▶ _Written problem_:
From the first line of the listing below, retype each line up to and including the one with "const summaryValues = [41, 59];"; pictures stay out.

▶ _Collected material_:
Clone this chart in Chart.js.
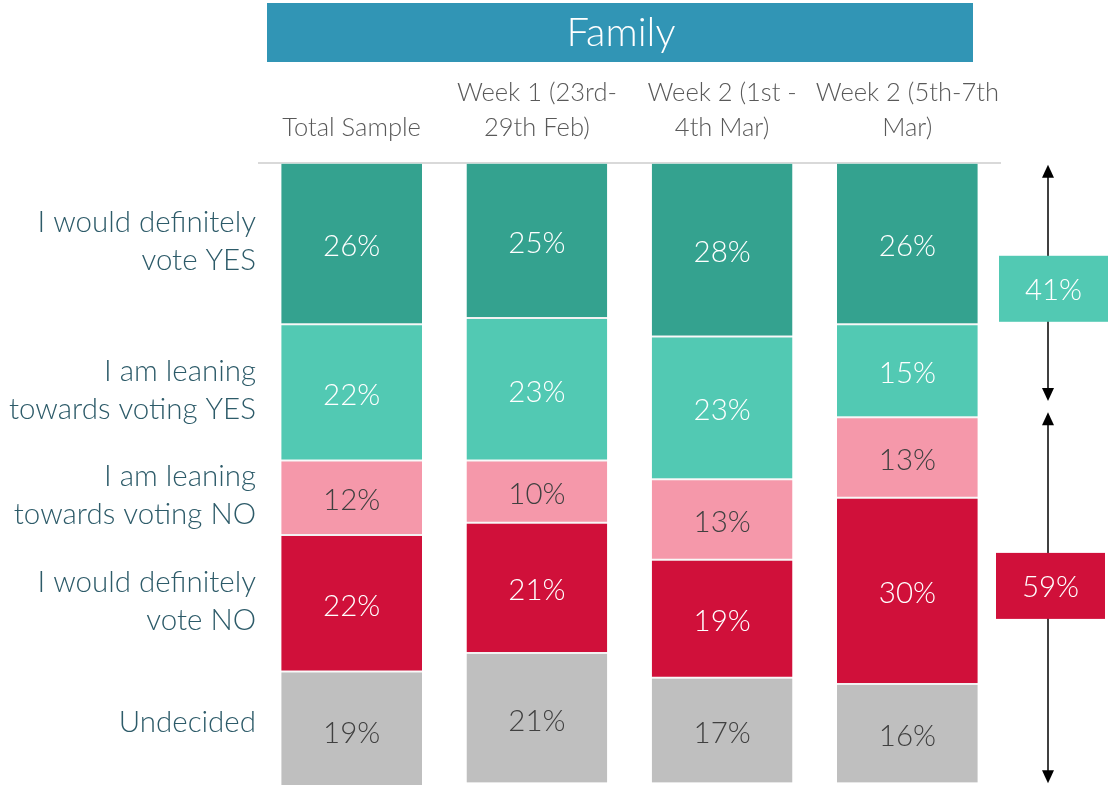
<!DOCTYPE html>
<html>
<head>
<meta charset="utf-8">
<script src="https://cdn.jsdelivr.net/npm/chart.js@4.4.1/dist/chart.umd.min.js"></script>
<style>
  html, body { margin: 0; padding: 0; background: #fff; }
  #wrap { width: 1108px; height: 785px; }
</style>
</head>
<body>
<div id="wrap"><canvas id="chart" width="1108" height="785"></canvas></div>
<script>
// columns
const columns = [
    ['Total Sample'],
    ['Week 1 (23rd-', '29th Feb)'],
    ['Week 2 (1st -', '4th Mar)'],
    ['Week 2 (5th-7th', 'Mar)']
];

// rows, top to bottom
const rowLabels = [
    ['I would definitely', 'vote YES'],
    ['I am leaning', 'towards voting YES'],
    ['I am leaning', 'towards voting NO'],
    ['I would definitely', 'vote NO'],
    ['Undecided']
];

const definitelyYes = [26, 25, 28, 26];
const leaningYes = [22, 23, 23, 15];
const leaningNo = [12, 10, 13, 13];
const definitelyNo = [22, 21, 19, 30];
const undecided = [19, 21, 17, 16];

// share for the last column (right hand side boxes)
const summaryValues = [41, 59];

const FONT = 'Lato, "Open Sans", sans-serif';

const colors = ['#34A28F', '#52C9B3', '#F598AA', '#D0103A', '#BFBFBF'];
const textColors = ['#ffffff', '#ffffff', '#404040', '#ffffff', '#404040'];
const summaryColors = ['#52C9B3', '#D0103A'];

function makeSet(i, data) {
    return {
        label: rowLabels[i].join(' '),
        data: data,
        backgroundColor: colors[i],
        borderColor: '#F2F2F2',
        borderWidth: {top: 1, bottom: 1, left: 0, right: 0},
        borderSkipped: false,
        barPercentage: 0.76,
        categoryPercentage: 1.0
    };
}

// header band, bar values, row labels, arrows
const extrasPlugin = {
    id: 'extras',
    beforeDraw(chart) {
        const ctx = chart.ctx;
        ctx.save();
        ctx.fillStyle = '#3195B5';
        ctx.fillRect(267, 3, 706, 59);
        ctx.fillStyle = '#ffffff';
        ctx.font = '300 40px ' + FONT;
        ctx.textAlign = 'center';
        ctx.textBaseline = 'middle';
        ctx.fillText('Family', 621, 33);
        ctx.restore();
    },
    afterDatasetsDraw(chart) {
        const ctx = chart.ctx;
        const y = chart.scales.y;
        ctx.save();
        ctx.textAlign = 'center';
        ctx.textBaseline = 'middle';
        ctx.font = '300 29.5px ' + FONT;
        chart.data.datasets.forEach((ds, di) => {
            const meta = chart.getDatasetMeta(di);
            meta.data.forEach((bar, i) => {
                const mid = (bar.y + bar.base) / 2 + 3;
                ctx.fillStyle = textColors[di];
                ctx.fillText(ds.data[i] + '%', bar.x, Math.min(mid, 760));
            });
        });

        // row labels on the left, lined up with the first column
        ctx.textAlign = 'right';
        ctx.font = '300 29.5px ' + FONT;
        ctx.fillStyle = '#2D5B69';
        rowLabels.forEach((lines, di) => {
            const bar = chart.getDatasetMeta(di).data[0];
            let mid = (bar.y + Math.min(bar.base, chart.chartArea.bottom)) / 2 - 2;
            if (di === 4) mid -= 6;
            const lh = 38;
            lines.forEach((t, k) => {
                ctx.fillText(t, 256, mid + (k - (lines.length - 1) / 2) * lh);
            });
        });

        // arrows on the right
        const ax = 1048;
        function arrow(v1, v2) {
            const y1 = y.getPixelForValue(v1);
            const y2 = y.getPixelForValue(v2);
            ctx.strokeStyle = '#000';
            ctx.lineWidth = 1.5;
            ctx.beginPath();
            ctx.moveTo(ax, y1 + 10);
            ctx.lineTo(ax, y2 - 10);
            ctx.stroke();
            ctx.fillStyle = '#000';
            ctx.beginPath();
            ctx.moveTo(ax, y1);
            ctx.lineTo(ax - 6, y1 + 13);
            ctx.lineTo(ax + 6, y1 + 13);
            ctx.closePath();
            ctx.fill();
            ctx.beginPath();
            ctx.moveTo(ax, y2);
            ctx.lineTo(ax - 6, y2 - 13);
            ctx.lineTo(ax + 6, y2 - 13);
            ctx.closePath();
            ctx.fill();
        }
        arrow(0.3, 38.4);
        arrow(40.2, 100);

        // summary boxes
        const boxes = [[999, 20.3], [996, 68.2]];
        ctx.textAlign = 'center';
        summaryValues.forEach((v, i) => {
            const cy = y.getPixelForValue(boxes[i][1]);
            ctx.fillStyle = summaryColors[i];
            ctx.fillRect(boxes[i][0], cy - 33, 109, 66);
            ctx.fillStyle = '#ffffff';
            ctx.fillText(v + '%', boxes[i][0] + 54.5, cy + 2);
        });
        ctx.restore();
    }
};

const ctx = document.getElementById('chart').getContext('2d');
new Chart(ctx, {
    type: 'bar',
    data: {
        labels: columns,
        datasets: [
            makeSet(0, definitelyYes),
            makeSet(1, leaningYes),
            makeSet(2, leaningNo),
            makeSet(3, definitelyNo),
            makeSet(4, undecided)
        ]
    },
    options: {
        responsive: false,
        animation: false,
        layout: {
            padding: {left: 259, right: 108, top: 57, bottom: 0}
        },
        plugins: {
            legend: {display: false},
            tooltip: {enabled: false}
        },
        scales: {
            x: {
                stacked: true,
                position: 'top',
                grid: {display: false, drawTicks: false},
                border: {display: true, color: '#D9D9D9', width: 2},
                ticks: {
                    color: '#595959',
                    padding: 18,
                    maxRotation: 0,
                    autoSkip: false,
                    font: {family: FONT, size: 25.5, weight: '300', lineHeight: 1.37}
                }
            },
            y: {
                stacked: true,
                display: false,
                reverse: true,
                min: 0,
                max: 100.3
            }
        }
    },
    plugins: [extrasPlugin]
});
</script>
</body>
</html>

▶ _Result below_:
Clone this chart in Chart.js.
<!DOCTYPE html>
<html>
<head>
<meta charset="utf-8">
<script src="https://cdn.jsdelivr.net/npm/chart.js@4.4.1/dist/chart.umd.min.js"></script>
<style>
  html, body { margin: 0; padding: 0; background: #fff; }
  #wrap { width: 1108px; height: 785px; }
</style>
</head>
<body>
<div id="wrap"><canvas id="chart" width="1108" height="785"></canvas></div>
<script>
// columns
const columns = [
    ['Total Sample'],
    ['Week 1 (23rd-', '29th Feb)'],
    ['Week 2 (1st -', '4th Mar)'],
    ['Week 2 (5th-7th', 'Mar)']
];

// rows, top to bottom
const rowLabels = [
    ['I would definitely', 'vote YES'],
    ['I am leaning', 'towards voting YES'],
    ['I am leaning', 'towards voting NO'],
    ['I would definitely', 'vote NO'],
    ['Undecided']
];

const definitelyYes = [26, 25, 28, 26];
const leaningYes = [22, 23, 23, 15];
const leaningNo = [12, 10, 13, 13];
const definitelyNo = [22, 21, 19, 30];
const undecided = [19, 21, 17, 16];

// share for the last column (right hand side boxes)
const summaryValues = [41, 59];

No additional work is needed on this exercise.